Who is "we"? It was a JBII employee with 30 years software experience who posted the most absurd data-recovery revenue projections:

Posted by: rpg101 Member Level Date: Wednesday, June 24, 2009 3:44:52 PM
In reply to: zardiw who wrote msg# 380 Post # of 56798

any way, load it today, the fun is going to start tomorrow. IR just almost confirmed the merger for tomorrow. I estimate the revenues coming into TRTN to be in the 10s of million of $s, as NASA has millions of tapes to convert. Not sure how much they charge per tape, but assuming $10, we're looking at 2 million tapes (guessing a number) = 20 million $s



Posted by: rpg101 Member Level Date: Friday, June 26, 2009 4:25:25 PM
In reply to: A deleted message Post # of 56800

1 million * $22 = 22 million revenue. Now think 10 million tapes..... to da moon



Posted by: rpg101 Member Level Date: Saturday, June 27, 2009 10:07:21 AM
In reply to: zardiw who wrote msg# 779 Post # of 56776

zardiw, i really don't want to sound like pumping with what at the surface appears to be crazy forecast numbers. Let me tell you something, I've been a software engineer for 30 years. I started my computer life as a computer operator and performed many backups into tapes. I know for a fact that there are tens of millions of tapes out there degrading every year. I know that there are companies that offer data transfer services from old tapes to new storage media, but to my knowledge none of them guarantes the accuracy of the data. Some of the data in those tapes are important from an historical prespective, other from a scientific knowledge prespective. Either way, the data stored in those tapes can not just be trashed, they contain bits and bytes (actually zeros and ones, or a magnetized dot - 1 - or not magnetized - 0 -) of the accumulated human knowledge and experience. The service 310 offers is to my knowledge unique in the world, they guarantee the accuracy of the transferred data.
We have a known universe of many tens of millions of tapes to transfer. I have no idea what the gross profit on each tape is, but for the sake of conservative forecast lets assume is 30%. Lets also assume 310 can do 10 million tapes/year. This number maybe too high but everyone can adjust the numbers to their forecast. This forecast would provide $220 million dollars revenue and a $66 million gross profit year. This would translate into a $20 PPS. I know this sounds crazy for a company that a month ago had the PPS at 10 cents.

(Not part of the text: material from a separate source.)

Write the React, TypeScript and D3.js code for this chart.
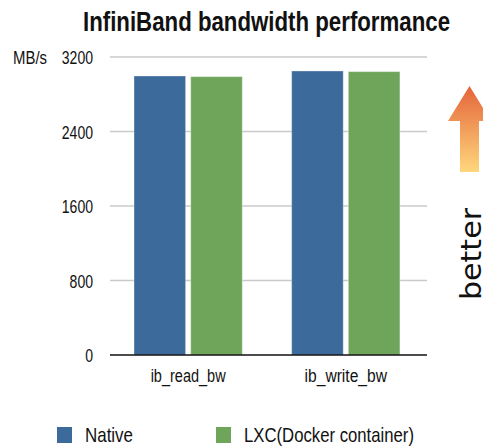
import { useMemo } from "react";
import * as d3 from "d3";

const WIDTH = 483;
const HEIGHT = 446;

const TITLE = "InfiniBand bandwidth performance";
const UNIT = "MB/s";
const groups = ["ib_read_bw", "ib_write_bw"];
const seriesNames = ["Native", "LXC(Docker container)"];
const nativeValues = [2996, 3050];
const lxcValues = [2989, 3043];
const yTicks = [0, 800, 1600, 2400, 3200];
const COLORS = ["#3c6a9b", "#6ea55a"];

const NARROW = "'Liberation Sans Narrow', 'Arial Narrow', 'Liberation Sans', Arial, sans-serif";

const PLOT = { left: 110, right: 427, top: 57, bottom: 355 };

export default function App() {
  const yScale = useMemo(
    () => d3.scaleLinear().domain([0, 3200]).range([PLOT.bottom, PLOT.top]),
    []
  );
  const x0Scale = useMemo(
    () =>
      d3
        .scaleBand()
        .domain(groups)
        .range([PLOT.left, PLOT.right])
        .paddingInner(0.313)
        .paddingOuter(0.162)
        .align(0.47),
    []
  );
  const x1Scale = useMemo(
    () =>
      d3
        .scaleBand()
        .domain(seriesNames)
        .range([0, x0Scale.bandwidth()])
        .paddingInner(0.09),
    [x0Scale]
  );
  const colorScale = d3.scaleOrdinal<string, string>().domain(seriesNames).range(COLORS);

  const data = groups.map((g, i) => ({
    name: g,
    values: [
      { label: seriesNames[0], value: nativeValues[i] },
      { label: seriesNames[1], value: lxcValues[i] },
    ],
  }));

  // grid + tick labels
  const grid = yTicks.map((t) => (
    <g key={t}>
      {t > 0 && (
        <line
          x1={PLOT.left}
          x2={PLOT.right}
          y1={yScale(t)}
          y2={yScale(t)}
          stroke="#cacaca"
          strokeWidth={1.5}
        />
      )}
      <text
        x={93}
        y={yScale(t) + 2}
        textAnchor="end"
        dominantBaseline="middle"
        fontFamily={NARROW}
        fontSize={19}
        fill="#111"
        textLength={String(t).length * 7.8}
        lengthAdjust="spacingAndGlyphs"
      >
        {t}
      </text>
    </g>
  ));

  const bars = data.map((d) => {
    const x0 = x0Scale(d.name) ?? 0;
    return (
      <g key={d.name} transform={`translate(${x0},0)`}>
        {d.values.map((v) => (
          <rect
            key={v.label}
            x={x1Scale(v.label)}
            y={yScale(v.value)}
            width={x1Scale.bandwidth()}
            height={yScale(0) - yScale(v.value)}
            fill={colorScale(v.label)}
            stroke="#ffffff"
            strokeOpacity={0.35}
            strokeWidth={1}
          />
        ))}
        <text
          x={x0Scale.bandwidth() / 2}
          y={382}
          textAnchor="middle"
          fontFamily={NARROW}
          fontSize={17.5}
          fill="#111"
          textLength={d.name.length * 7.5}
          lengthAdjust="spacingAndGlyphs"
        >
          {d.name}
        </text>
      </g>
    );
  });

  const legendX = [57, 216];
  const legendTextW = [48, 170];

  return (
    <svg
      width={WIDTH}
      height={HEIGHT}
      style={{ position: "absolute", left: 0, top: 0, background: "#fff" }}
    >
      <defs>
        <linearGradient id="arrowGrad" x1="0" y1="0" x2="0" y2="1">
          <stop offset="0%" stopColor="#e4643a" />
          <stop offset="100%" stopColor="#ffd77c" />
        </linearGradient>
      </defs>

      <text
        x={266.5}
        y={31}
        textAnchor="middle"
        fontFamily={NARROW}
        fontWeight="bold"
        fontSize={27.5}
        fill="#111"
        textLength={367}
        lengthAdjust="spacingAndGlyphs"
      >
        {TITLE}
      </text>

      <text
        x={13}
        y={yScale(3200) + 2}
        dominantBaseline="middle"
        fontFamily={NARROW}
        fontSize={19}
        fill="#111"
        textLength={34}
        lengthAdjust="spacingAndGlyphs"
      >
        {UNIT}
      </text>

      {grid}
      {bars}

      <line
        x1={PLOT.left}
        x2={PLOT.right}
        y1={yScale(0)}
        y2={yScale(0)}
        stroke="#111"
        strokeWidth={1.5}
      />

      {/* better arrow */}
      <polygon
        points="469.5,86 491,121 479,121 479,172 460,172 460,121 448,121"
        fill="url(#arrowGrad)"
      />
      <text
        transform="translate(481,254) rotate(-90)"
        textAnchor="middle"
        fontFamily="'DejaVu Sans', Verdana, sans-serif"
        fontSize={28}
        fill="#111"
        textLength={92}
        lengthAdjust="spacingAndGlyphs"
      >
        better
      </text>

      {/* legend */}
      {seriesNames.map((s, i) => (
        <g key={s}>
          <rect x={legendX[i]} y={427} width={15} height={16} fill={colorScale(s)} />
          <text
            x={legendX[i] + 28}
            y={442}
            fontFamily={NARROW}
            fontSize={21}
            fill="#111"
            textLength={legendTextW[i]}
            lengthAdjust="spacingAndGlyphs"
          >
            {s}
          </text>
        </g>
      ))}
    </svg>
  );
}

Now the plastic to oil process. This is an area I know little about, but i know plastic to recycle is accumulating in landfills because there are no buyers. There is an excelent article from http://www.ecologycenter.org/ptf/misconceptions.html From this article I would point the following:

"While offering advantages such as flexibility and light weight, it creates problems including: consumption of fossil resources; pollution; high energy use in manufacturing; accumulation of wasted plastic in the environment"
and
"Plastic manufacturers recently decided that they will not add post consumer materials to their resins used in the USA"
So where are most of the plastics going? You guessed it, landfills and we all know what communities think of new landfills. I have no idea how to forecast this into profit, but even small numbers like 5K/day per plant in royalties can add up very fast if 310 is able to sell thousands of franchises throughtout north america.

So for the numbers sake lets assume 310 sells 1000 plants and each produce a daily royalty revenue of $1000 (that I think is very conservative). This revenue is almost 100% profit. So each plant would generate 300K/year, times 1000 plants (very conservative IMO) = 300 million revenue/year. That would value the company on a conservative 10 PE at 3 billion, or $60 - share.
So now we have $20 share from the tape business and $60 from the P2O business. This is my official 3 year forecast: $80 share. This is why I'm still buying as I have more money available.
And the best, this company is not run by a clueless MBA. It's run by a man that knows the technical side of the business and knows what is possible or not.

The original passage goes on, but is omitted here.